Entries with chart source code
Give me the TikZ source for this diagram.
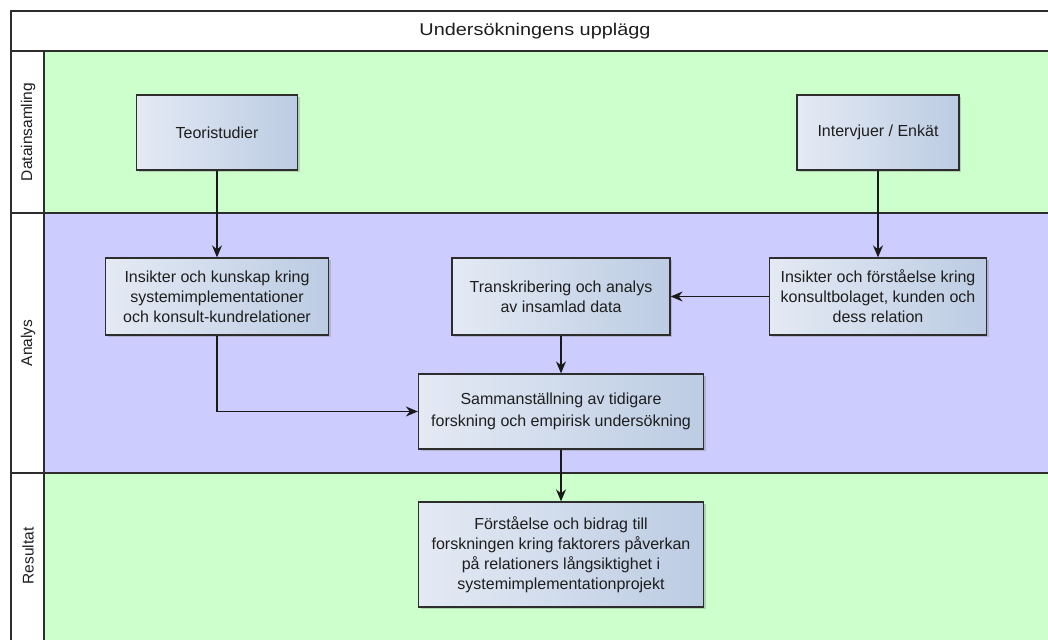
\documentclass[tikz,border=0pt]{standalone}
\usepackage{fontspec}
\setmainfont{Liberation Sans}
\newfontfamily\titlefont{Liberation Sans}[FakeStretch=1.17]
\usetikzlibrary{arrows.meta,shadows}
\definecolor{laneG}{RGB}{204,255,204}
\definecolor{laneP}{RGB}{204,204,255}
\definecolor{boxL}{RGB}{228,234,244}
\definecolor{boxR}{RGB}{188,204,227}
\definecolor{edge}{RGB}{45,45,45}
\definecolor{txt}{RGB}{30,30,30}
\tikzset{
 procbox/.style={draw=edge, line width=1.3pt, left color=boxL, right color=boxR, align=center,
   font=\fontsize{16}{20}\selectfont, text=txt, inner sep=0pt,
   drop shadow={shadow xshift=2pt, shadow yshift=-2pt, opacity=0.35}},
 flow/.style={draw=black!90, line width=1.2pt, -{Stealth[length=12pt,width=10pt,inset=4pt]}},
 frameline/.style={draw=edge, line width=1.2pt},
 lanelabel/.style={rotate=90, font=\fontsize{15.5}{18}\selectfont, text=txt},
 titlelabel/.style={font=\titlefont\fontsize{17}{20}\selectfont, text=txt}
}
\begin{document}
\begin{tikzpicture}[x=1pt,y=-1pt]
\useasboundingbox (0,0) rectangle (1048,639);
\clip (0,0) rectangle (1048,639);
\fill[white] (0,0) rectangle (1048,639);
% lanes
\fill[laneG] (44,51) rectangle (1060,213);
\fill[laneP] (44,213) rectangle (1060,473);
\fill[laneG] (44,473) rectangle (1060,650);
% frame
\draw[frameline] (1060,11) -- (11,11) -- (11,650);
\draw[frameline] (11,51) -- (1060,51);
\draw[frameline] (11,213) -- (1060,213);
\draw[frameline] (11,473) -- (1060,473);
\draw[frameline] (44,51) -- (44,650);
% labels
\node[titlelabel] (title) at (535,31) {Undersökningens upplägg};
\node[lanelabel] (l1) at (28,132) {Datainsamling};
\node[lanelabel] (l2) at (28,343) {Analys};
\node[lanelabel] (l3) at (28,556) {Resultat};
% boxes
\node[procbox, minimum width=161pt, minimum height=75pt] (teori) at (217,132.5) {Teoristudier};
\node[procbox, minimum width=162pt, minimum height=75pt] (intervju) at (878,132.5) {Intervjuer / Enkät};
\node[procbox, minimum width=223pt, minimum height=77pt] (kunskap) at (217,296.5)
  {Insikter och kunskap kring\\systemimplementationer\\och konsult-kundrelationer};
\node[procbox, minimum width=218pt, minimum height=77pt] (transk) at (561,296.5)
  {Transkribering och analys\\av insamlad data};
\node[procbox, minimum width=217pt, minimum height=77pt] (forst) at (878,296.5)
  {Insikter och förståelse kring\\konsultbolaget, kunden och\\dess relation};
\node[procbox, minimum width=285pt, minimum height=75pt, font=\fontsize{16}{22}\selectfont] (samman) at (561,411.5)
  {Sammanställning av tidigare\\forskning och empirisk undersökning};
\node[procbox, minimum width=285pt, minimum height=105pt] (result) at (561,554.5)
  {Förståelse och bidrag till\\forskningen kring faktorers påverkan\\på relationers långsiktighet i\\systemimplementationprojekt};
% connectors
\draw[flow] (teori) -- (kunskap);
\draw[flow] (intervju) -- (forst);
\draw[flow] (forst) -- (transk);
\draw[flow] (kunskap.south) |- (samman.west);
\draw[flow] (transk) -- (samman);
\draw[flow] (samman) -- (result);
\end{tikzpicture}
\end{document}
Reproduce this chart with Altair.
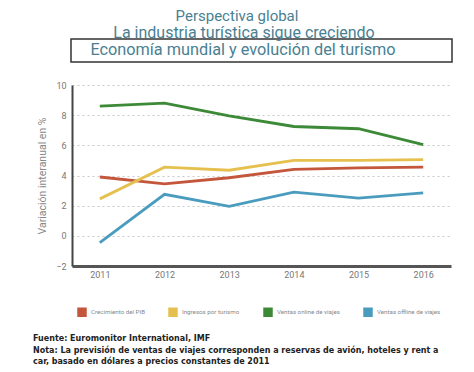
import altair as alt
import pandas as pd

years = ["2011", "2012", "2013", "2014", "2015", "2016"]
series = ["Crecimiento del PIB", "Ingresos por turismo",
          "Ventas online de viajes", "Ventas offline de viajes"]
pib = [3.9, 3.45, 3.85, 4.4, 4.5, 4.55]
ingresos = [2.45, 4.55, 4.35, 5.0, 5.0, 5.05]
online = [8.6, 8.8, 7.95, 7.25, 7.1, 6.05]
offline = [-0.45, 2.75, 1.95, 2.9, 2.5, 2.85]
y_ticks = [-2, 0, 2, 4, 6, 8, 10]

line_colors = ["#c4573b", "#e6c04f", "#3c8a37", "#4a9cbf"]

title_lines = ["Perspectiva global", "La industria turística sigue creciendo",
               "Economía mundial y evolución del turismo"]
footer_lines = ["Fuente: Euromonitor International, IMF",
                "Nota: La previsión de ventas de viajes corresponden a reservas de avión, hoteles y rent a",
                "car, basado en dólares a precios constantes de 2011"]

rows = []
for s, vals in zip(series, [pib, ingresos, online, offline]):
    for y, v in zip(years, vals):
        rows.append({"Año": y, "Serie": s, "Valor": v})
df = pd.DataFrame(rows)

FONT = "Roboto"
TCOL = "#4a7f92"

x_enc = alt.X("Año:O", sort=years,
              scale=alt.Scale(type="point", padding=0.43),
              axis=alt.Axis(title=None, labelAngle=0, ticks=False, grid=False,
                            domainColor="#555555", domainWidth=3,
                            labelColor="#777777", labelFontSize=9, labelFont=FONT,
                            labelPadding=4))
y_enc = alt.Y("Valor:Q", scale=alt.Scale(domain=[-2, 10], nice=False, zero=False),
              axis=alt.Axis(values=y_ticks, title="Variación interanual en %",
                            ticks=False, domainColor="#444444", domainWidth=2,
                            labelColor="#777777", labelFontSize=9, labelFont=FONT,
                            labelPadding=6, titleFont=FONT, titleFontSize=10.5,
                            titleFontWeight="normal", titleColor="#888888",
                            titlePadding=8, grid=True, gridDash=[2, 3],
                            gridColor="#c8c8c8", gridWidth=1, labelOverlap=False))

lines = alt.Chart(df).mark_line(strokeWidth=2.8).encode(
    x=x_enc, y=y_enc,
    color=alt.Color("Serie:N", sort=series,
                    scale=alt.Scale(domain=series, range=line_colors),
                    legend=alt.Legend(title=None, orient="none", legendX=5, legendY=222,
                                      direction="horizontal", symbolType="square",
                                      symbolSize=1, symbolStrokeWidth=8.5,
                                      labelFont=FONT, labelFontSize=6.2,
                                      labelColor="#888888", labelOffset=4,
                                      columnPadding=10)),
)

def text_layer(txt, x, y, size, color, weight="normal", align="center", font=FONT):
    return alt.Chart(pd.DataFrame({"t": [txt]})).mark_text(
        font=font, fontSize=size, color=color, fontWeight=weight,
        align=align, baseline="alphabetic").encode(
        text="t:N", x=alt.value(x), y=alt.value(y))

box = alt.Chart(pd.DataFrame({"t": [0]})).mark_rect(
    fill="white", fillOpacity=0, stroke="#333333", strokeWidth=1.5).encode(
    x=alt.value(-1), x2=alt.value(380), y=alt.value(-46), y2=alt.value(-23))

t1 = text_layer(title_lines[0], 165, -64.5, 15, TCOL)
t2 = text_layer(title_lines[1], 172, -47.5, 16, TCOL)
t3 = text_layer(title_lines[2], 171, -30, 16.3, TCOL)

FF = "DejaVu Sans"
f1 = text_layer(footer_lines[0], -39, 256, 8, "#222222", "bold", "left", FF)
f2 = text_layer(footer_lines[1], -39, 267.5, 8, "#222222", "bold", "left", FF)
f3 = text_layer(footer_lines[2], -39, 278.5, 8, "#222222", "bold", "left", FF)

chart = alt.layer(lines, box, t1, t2, t3, f1, f2, f3).properties(
    width=379, height=181,
    padding={"left": 64, "top": 77, "right": 15, "bottom": 102},
    autosize=alt.AutoSizeParams(type="none"),
).configure_view(stroke=None)

chart.save("out.html", embed_options={"renderer": "svg", "actions": False})
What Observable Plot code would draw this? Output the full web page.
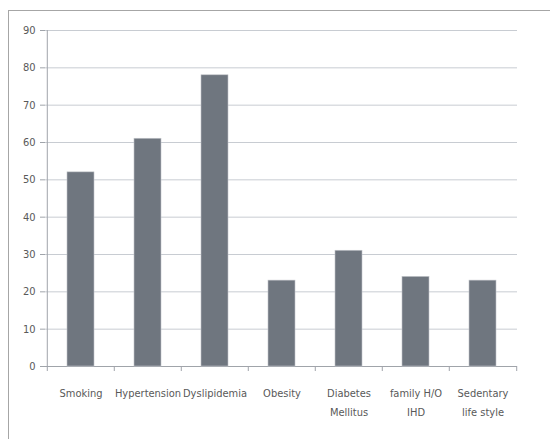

- WRITTEN INSTRUCTION
Using the entries above, extract exactly the lines from the one that contains "Reproduce this chart with Altair." through the one that contains "import pandas as pd". Do not carry over any pictures.

- ANSWER TO THIS TASK
Reproduce this chart with Altair.
import altair as alt
import pandas as pd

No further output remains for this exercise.